The public has always expected journalists to hold the government accountable and objectively document the intentions and actions of our political leaders. That expectation has given way to cynicism. The filter between the White House and the people is now a politicized distortion. White House Press Secretary Sean Spicer is swimming against the tide every time he stands up at the podium. Quite often, the answers he gives to reporters’ questions are reported less than the things he does not say. The news coming out of the James S. Brady press briefing room is so thoroughly soaked in opinion that the entire point of the press briefing has been forgotten. The liberal elitists of the media world have elevated themselves to the point of being – in their own eyes – more important than even the president himself. It is now their own opinions that we are supposed to be guided by, regardless of actual events.
With such skewed reporting, then, it comes as no surprise that Mr. Trump has floated the idea of ending the press briefings. During an interview on Fox News, Jeanine Pirro asked the president what he thought could be done about the problem of inaccurate reporting. “We don’t have press conferences,” he answered. “We just don’t have them. Unless I have them every two weeks and do it myself. We don’t have them. I think it’s a good idea.”
Certainly, the idea of Trump conducting the press briefings himself is a delicious prospect. It is hard to imagine that the White House press corps would prefer that over simply continuing to beat up on Spicer, almost every day. The president would likely match or exceed their adversarial tone. It would make for great television, no doubt. (Imagine the millions that could be made on pay-per-view.)
The New York Times seems to agree with Trump on this one issue; that there remains little value in holding press briefings when accuracy is so elusive. From the Times’ perspective, of course, it is the White House that has dispensed with the truth. Former Times White House correspondent, Jim Rutenberg, writes “It may be an idea whose time has come — at least until there’s an improvement in the truth and accuracy barometer in the White House briefing room.” To be fair, there has always been some confused – if not contradictory – messaging emerging from the Trump White House. From the other perspective, however, the credibility of the press has taken a number of big hits, since Trump came to 1600 Pennsylvania Avenue; everything is now a scandal, while former President Obama’s numerous – and very real – scandals were all but ignored by the mainstream media, or trivialized, if covered at all.

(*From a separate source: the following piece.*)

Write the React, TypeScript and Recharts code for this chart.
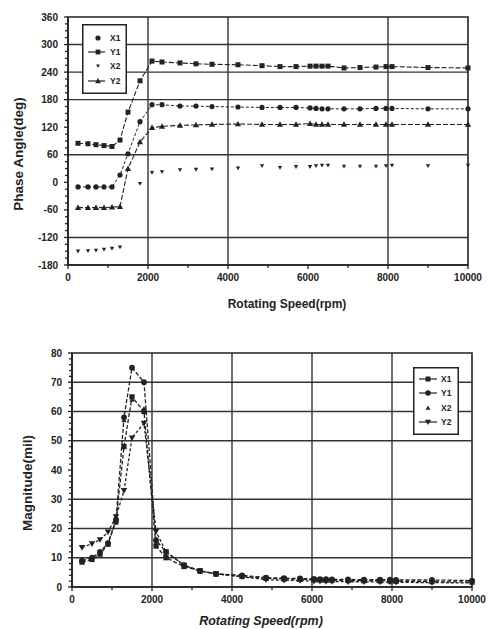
import React from 'react';
import { Legend, Line, LineChart, ReferenceArea, ReferenceLine, XAxis, YAxis, Label } from 'recharts';

const FONT = '"Liberation Sans", Arial, sans-serif';
const INK = '#222';

// rotating speeds (rpm) shared by both plots
const speeds = [250, 500, 700, 900, 1100, 1300, 1500, 1800, 2100, 2350, 2800, 3200, 3600, 4250, 4850, 5300, 5700, 6050, 6200, 6350, 6500, 6900, 7300, 7700, 7950, 8100, 9000, 10000];

// phase angle (deg)
const phaseX1 = [-10, -10, -10, -10, -10, 16, 62, 132, 169, 169, 166, 166, 165, 164, 163, 163, 163, 162, 161, 160, 160, 160, 160, 161, 161, 161, 160, 160];
const phaseY1 = [85, 84, 82, 80, 78, 92, 153, 221, 264, 262, 260, 258, 257, 256, 254, 252, 252, 253, 253, 253, 253, 249, 250, 251, 252, 252, 250, 249];
const phaseX2 = [-150, -149, -148, -146, -144, -141, null, -3, 21, 23, 27, 28, 29, 31, 36, 32, 34, 34, 36, 37, 37, 35, 35, 35, 36, 37, 36, 37];
const phaseY2 = [-55, -55, -55, -55, -54, -53, 30, 88, 119, 122, 124, 125, 126, 127, 126, 126, 126, 128, 126, 126, 126, 126, 126, 126, 126, 126, 126, 126];

// magnitude (mil)
const magX1 = [8.5, 9.4, 11.2, 14.6, 22.5, 48, 65, 60, 14, 10, 7, 5.5, 4.5, 3.6, 3.0, 2.8, 2.6, 2.5, 2.4, 2.3, 2.3, 2.2, 2.2, 2.1, 2.1, 2.0, 1.8, 1.7];
const magY1 = [9, 10, 12, 15, 23, 58, 75, 70, 16, 12, 7.5, 5.5, 4.5, 4.0, 3.2, 3.0, 2.9, 2.8, 2.7, 2.7, 2.6, 2.6, 2.5, 2.5, 2.5, 2.4, 2.4, 2.2];
const magX2 = [9, 10, 11.5, 15, 22, 57, 64, 61, 15, 11, 7, 5.2, 4.2, 3.5, 2.8, 2.6, 2.5, 2.3, 2.3, 2.2, 2.2, 2.1, 2.0, 2.0, 2.0, 1.9, 1.8, 1.6];
const magY2 = [13.5, 14.8, 16.2, 18.8, 24, 33, 51, 56, 19, 12, 7.5, 5.5, 4.5, 3.5, 2.5, 2.3, 2.2, 2.0, 2.0, 1.9, 1.9, 1.8, 1.8, 1.7, 1.7, 1.6, 1.5, 1.4];

// axes
const speedTicks = [0, 2000, 4000, 6000, 8000, 10000];
const phaseTicks = [-180, -120, -60, 0, 60, 120, 180, 240, 300, 360];
const magTicks = [0, 10, 20, 30, 40, 50, 60, 70, 80];
const phaseGridY = [300, 240, 180, 60, -120];
const phaseGridX = [2000, 4000, 8000];
const magGridY = [10, 20, 30, 50, 60, 70];
const magGridX = [2000, 4000, 6000, 8000];

const withMinor = (lo: number, hi: number, step: number) => {
  const out: number[] = [];
  for (let v = lo; v <= hi + 1e-9; v += step) out.push(Math.round(v * 100) / 100);
  return out;
};

const phaseData = speeds.map((rpm, i) => ({ rpm, X1: phaseX1[i], Y1: phaseY1[i], X2: phaseX2[i], Y2: phaseY2[i] }));
const magData = speeds.map((rpm, i) => ({ rpm, X1: magX1[i], Y1: magY1[i], X2: magX2[i], Y2: magY2[i] }));

type Kind = 'circle' | 'square' | 'tri' | 'itri';

function Marker({ kind, cx, cy, r }: { kind: Kind; cx: number; cy: number; r: number }) {
  if (kind === 'circle') return <circle cx={cx} cy={cy} r={r} fill={INK} />;
  if (kind === 'square') return <rect x={cx - r} y={cy - r} width={2 * r} height={2 * r} fill={INK} />;
  if (kind === 'tri')
    return <polygon points={`${cx},${cy - r * 1.2} ${cx - r * 1.2},${cy + r * 0.9} ${cx + r * 1.2},${cy + r * 0.9}`} fill={INK} />;
  return <polygon points={`${cx},${cy + r * 1.2} ${cx - r * 1.2},${cy - r * 0.9} ${cx + r * 1.2},${cy - r * 0.9}`} fill={INK} />;
}

const dotOf = (kind: Kind, r: number) => (p: any) => {
  if (p.cx == null || p.cy == null || p.value == null) return <g key={`d-${p.index}`} />;
  return (
    <g key={`d-${p.index}`}>
      <Marker kind={kind} cx={p.cx} cy={p.cy} r={r} />
    </g>
  );
};

const makeXTick = (majors: number[]) => (props: any) => {
  const { x, y, payload } = props;
  const major = majors.includes(payload.value);
  return (
    <g>
      <line x1={x} x2={x} y1={y} y2={y + (major ? 4 : 3)} stroke={INK} strokeWidth={1.3} />
      {major && (
        <text x={x} y={y + 16} textAnchor="middle" fontSize={10} fontWeight="bold" fontFamily={FONT} fill={INK}>
          {payload.value}
        </text>
      )}
    </g>
  );
};

const makeYTick = (majors: number[]) => (props: any) => {
  const { x, y, payload } = props;
  const major = majors.includes(payload.value);
  return (
    <g>
      <line x1={x} x2={x - (major ? 4 : 3)} y1={y} y2={y} stroke={INK} strokeWidth={1.3} />
      {major && (
        <text x={x - 10} y={y + 3.5} textAnchor="end" fontSize={10} fontWeight="bold" fontFamily={FONT} fill={INK}>
          {payload.value}
        </text>
      )}
    </g>
  );
};

type Item = { name: string; kind: Kind; line: boolean; r: number };

function LegendBox({ items, width, height, rows, mx, lx1, lx2, tx }: any) {
  return (
    <svg width={width} height={height} style={{ display: 'block' }}>
      <rect x={0.75} y={0.75} width={width - 1.5} height={height - 1.5} fill="#fff" stroke={INK} strokeWidth={1.5} />
      {items.map((it: Item, i: number) => (
        <g key={it.name}>
          {it.line && <line x1={lx1} x2={lx2} y1={rows[i]} y2={rows[i]} stroke={INK} strokeWidth={1.2} />}
          <Marker kind={it.kind} cx={mx} cy={rows[i]} r={it.r} />
          <text x={tx} y={rows[i] + 3} fontSize={8.5} fontWeight="bold" fontFamily={FONT} fill={INK}>
            {it.name}
          </text>
        </g>
      ))}
    </svg>
  );
}

const phaseLegend: Item[] = [
  { name: 'X1', kind: 'circle', line: false, r: 2.6 },
  { name: 'Y1', kind: 'square', line: true, r: 2.4 },
  { name: 'X2', kind: 'itri', line: false, r: 1.6 },
  { name: 'Y2', kind: 'tri', line: true, r: 2.4 },
];

const magLegend: Item[] = [
  { name: 'X1', kind: 'square', line: true, r: 2.5 },
  { name: 'Y1', kind: 'circle', line: true, r: 2.8 },
  { name: 'X2', kind: 'tri', line: false, r: 2.0 },
  { name: 'Y2', kind: 'itri', line: true, r: 2.6 },
];

const axisLine = { stroke: INK, strokeWidth: 1.6 };
const gridStroke = { stroke: '#333', strokeWidth: 1.4 };

function PhaseChart() {
  return (
    <LineChart width={488} height={320} data={phaseData} margin={{ top: 17, right: 20, left: 0, bottom: 0 }}>
      <XAxis
        dataKey="rpm"
        type="number"
        domain={[0, 10000]}
        ticks={withMinor(0, 10000, 1000)}
        interval={0}
        height={55}
        tickSize={0}
        tickMargin={0}
        tickLine={false}
        axisLine={axisLine}
        tick={makeXTick(speedTicks)}
      >
        <Label value="Rotating Speed(rpm)" position="center" dx={19} dy={11} fontSize={12} fontWeight="bold" fontFamily={FONT} fill={INK} />
      </XAxis>
      <YAxis
        type="number"
        domain={[-180, 360]}
        ticks={withMinor(-180, 360, 15)}
        interval={0}
        width={68}
        tickSize={0}
        tickMargin={0}
        tickLine={false}
        axisLine={axisLine}
        tick={makeYTick(phaseTicks)}
      >
        <Label value="Phase Angle(deg)" position="center" angle={-90} dx={-16} dy={13} fontSize={13.5} fontWeight="bold" fontFamily={FONT} fill={INK} />
      </YAxis>
      {phaseGridY.map((v) => (
        <ReferenceLine key={`gy${v}`} y={v} {...gridStroke} />
      ))}
      {phaseGridX.map((v) => (
        <ReferenceLine key={`gx${v}`} x={v} {...gridStroke} />
      ))}
      <ReferenceArea x1={0} x2={10000} y1={-180} y2={360} fill="none" stroke={INK} strokeWidth={1.6} />
      <Line dataKey="X1" stroke={INK} strokeWidth={1} strokeDasharray="3 2" dot={dotOf('circle', 2.6)} isAnimationActive={false} />
      <Line dataKey="Y1" stroke={INK} strokeWidth={1.1} strokeDasharray="5 2" dot={dotOf('square', 2.5)} isAnimationActive={false} />
      <Line dataKey="X2" stroke="none" dot={dotOf('itri', 1.8)} isAnimationActive={false} />
      <Line dataKey="Y2" stroke={INK} strokeWidth={1.1} strokeDasharray="5 2" dot={dotOf('tri', 2.6)} isAnimationActive={false} />
      <Legend
        layout="vertical"
        align="center"
        verticalAlign="middle"
        wrapperStyle={{ left: 82, top: 24, width: 45, height: 70 }}
        content={() => <LegendBox items={phaseLegend} width={45} height={70} rows={[14, 28, 42, 57]} mx={16} lx1={6} lx2={23} tx={28} />}
      />
    </LineChart>
  );
}

function MagnitudeChart() {
  return (
    <LineChart width={488} height={309} data={magData} margin={{ top: 33, right: 16, left: 0, bottom: 0 }}>
      <XAxis
        dataKey="rpm"
        type="number"
        domain={[0, 10000]}
        ticks={withMinor(0, 10000, 1000)}
        interval={0}
        height={42}
        tickSize={0}
        tickMargin={0}
        tickLine={false}
        axisLine={axisLine}
        tick={makeXTick(speedTicks)}
      >
        <Label value="Rotating Speed(rpm)" position="center" dx={-11} dy={13} fontSize={12.5} fontWeight="bold" fontStyle="italic" fontFamily={FONT} fill={INK} />
      </XAxis>
      <YAxis
        type="number"
        domain={[0, 80]}
        ticks={withMinor(0, 80, 2)}
        interval={0}
        width={72}
        tickSize={0}
        tickMargin={0}
        tickLine={false}
        axisLine={axisLine}
        tick={makeYTick(magTicks)}
      >
        <Label value="Magnitude(mil)" position="center" angle={-90} dx={-9} dy={13} fontSize={13.5} fontWeight="bold" fontFamily={FONT} fill={INK} />
      </YAxis>
      {magGridY.map((v) => (
        <ReferenceLine key={`gy${v}`} y={v} {...gridStroke} />
      ))}
      {magGridX.map((v) => (
        <ReferenceLine key={`gx${v}`} x={v} {...gridStroke} />
      ))}
      <ReferenceArea x1={0} x2={10000} y1={0} y2={80} fill="none" stroke={INK} strokeWidth={1.6} />
      <Line dataKey="X1" stroke={INK} strokeWidth={1.3} strokeDasharray="4 2" dot={dotOf('square', 2.6)} isAnimationActive={false} />
      <Line dataKey="Y1" stroke={INK} strokeWidth={1.3} strokeDasharray="4 2" dot={dotOf('circle', 2.9)} isAnimationActive={false} />
      <Line dataKey="X2" stroke="none" dot={dotOf('tri', 2.2)} isAnimationActive={false} />
      <Line dataKey="Y2" stroke={INK} strokeWidth={1.3} strokeDasharray="3 2" dot={dotOf('itri', 2.7)} isAnimationActive={false} />
      <Legend
        layout="vertical"
        align="center"
        verticalAlign="middle"
        wrapperStyle={{ left: 413, top: 47, width: 46, height: 68 }}
        content={() => <LegendBox items={magLegend} width={46} height={68} rows={[12, 26, 41, 55]} mx={15} lx1={6} lx2={24} tx={28} />}
      />
    </LineChart>
  );
}

export default function App() {
  return (
    <div style={{ position: 'absolute', left: 0, top: 0, width: 488, height: 629, background: '#fff' }}>
      <div style={{ position: 'absolute', left: 0, top: 0 }}>
        <PhaseChart />
      </div>
      <div style={{ position: 'absolute', left: 0, top: 320 }}>
        <MagnitudeChart />
      </div>
    </div>
  );
}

On the heels of the president’s musings about ending the press briefings, White House Correspondents’ Association president, Jeff Mason, reacted in a statement Friday. “Doing away with briefings would reduce accountability, transparency, and the opportunity for Americans to see that, in the U.S. system, no political figure is above being questioned,” he said. It is true no politician should be above having their words, actions or motives questioned, but accountability and transparency are two-way streets and, when they are lacking in the press, then the press has little right to expect it. The truth is – as Rutenberg points out – the press briefing is not where the real communication, between the media and the administration, takes place. “The briefing room was never where the real reporting on an administration happened, so it’s not central to a White House reporter’s job,” he admits.
The mainstream American media has struggled to maintain the trust of the American people for quite some time; any pretense of objectivity or commitment to the truth was abandoned the moment Donald Trump won the election. It benefits the nation when an honest media holds those in power accountable; it benefits no-one when that is no longer possible because the media often refuses to report the facts.